Net realizable value in Paraguay
What is net realizable value?
Before answering this question, the subject is oriented to all companies that produce and/or sell inventories and that according to the International Accounting Standard No. 2 “Inventories” requires companies to evaluate whether their goods are impaired in a given period. This same accounting standard establishes that inventories shall be measured at the lower of cost or net realizable value.
Therefore, the net realizable value, according to IAS 2, is the estimated selling price of an asset in the normal course of business less the estimated costs to complete its production and those necessary to make the sale. In other words, it is a way of determining whether the costs charged to inventories are above or below compared to the net realizable value.
How do I determine net realizable value?
The formula for determining net realizable value (NRV) is as follows:
|NRV = ESTIMATED SELLING PRICE – ESTIMATED COSTS TO COMPLETE PRODUCTION – ESTIMATED COSTS NECESSARY FOR SALE|
Should the net realizable value be calculated for each inventory item?

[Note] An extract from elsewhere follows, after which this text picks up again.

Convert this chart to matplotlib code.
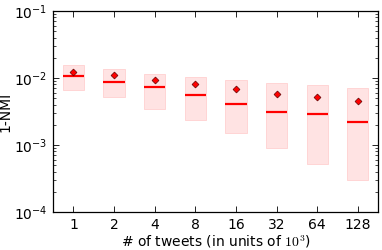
import matplotlib
matplotlib.use("Agg")
import matplotlib.pyplot as plt
import numpy as np

plt.rcParams['mathtext.fontset'] = 'cm'
plt.rcParams['font.family'] = ['DejaVu Sans']

categories = ['1', '2', '4', '8', '16', '32', '64', '128']
box_high = [0.0156, 0.0136, 0.0115, 0.0102, 0.0093, 0.0084, 0.00787, 0.00718]
box_low = [0.0066, 0.00515, 0.0034, 0.00236, 0.00149, 0.00091, 0.00052, 0.000297]
medians = [0.0107, 0.0088, 0.00726, 0.00563, 0.00414, 0.00307, 0.00293, 0.0022]
means = [0.0122, 0.0110, 0.0094, 0.0081, 0.00678, 0.00583, 0.00526, 0.00449]

fig = plt.figure(figsize=(3.82, 2.5), dpi=100)
ax = fig.add_axes([0.139, 0.152, 0.851, 0.804])

x = np.arange(len(categories))
w = 0.52
ax.bar(x, np.array(box_high) - np.array(box_low), bottom=box_low, width=w,
       color='#ffe3e3', edgecolor='#ffd0d0', linewidth=0.6, zorder=1)
ax.hlines(medians, x - w / 2, x + w / 2, colors='red', linewidth=1.6, zorder=2)
ax.plot(x, means, linestyle='none', marker='D', markersize=3.5,
        markerfacecolor='red', markeredgecolor='#600000', markeredgewidth=0.5, zorder=3)

ax.set_yscale('log')
ax.set_ylim(1e-4, 1e-1)
ax.set_xlim(-0.5, 7.5)
ax.set_xticks(x)
ax.set_xticklabels(categories)
ax.tick_params(axis='both', which='major', direction='in', length=4, width=0.6,
               top=True, right=True, labelsize=10, pad=4)
ax.tick_params(axis='both', which='minor', direction='in', length=2, width=0.5,
               top=True, right=True)
ax.set_ylabel('1-NMI', fontsize=10, labelpad=1)
ax.set_xlabel('# of tweets (in units of $10^3$)', fontsize=10, labelpad=1)
for s in ax.spines.values():
    s.set_linewidth(0.9)

fig.savefig('out.png', dpi=100)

IAS 2 indicates that generally the cost of inventory should be written down to net realizable value and for that purpose it will be calculated for each item of inventory; however, it may be appropriate to group items by family, product lines, etc.
Should net realizable value be calculated for the entire inventory cycle?
IAS 2 indicates that it is not applicable to write down raw materials and other supplies held for use in the production of inventories, provided that the finished goods in which they are incorporated are expected to be sold at or above cost. In other words, it is not advisable to calculate the net realizable value of items that are in the process of production.
Where is the expense presented in the income statement for writing down the cost of inventory to net realizable value?
The amount of any write-down to net realizable value will be recognized as an expense and recognized in the period in which the write-down occurs. In the income statement, such expense will be presented according to its nature, being generally in general expenses.
What is the tax impact of writing down the value of the inventory to the determined net realizable value calculation?
The tax jurisdiction of each country will have to be evaluated. If the tax administration does not accept this expense as deductible for income tax purposes, a deferred income tax asset or liability will be determined in accordance with International Accounting Standard No. 12 “Income Taxes”.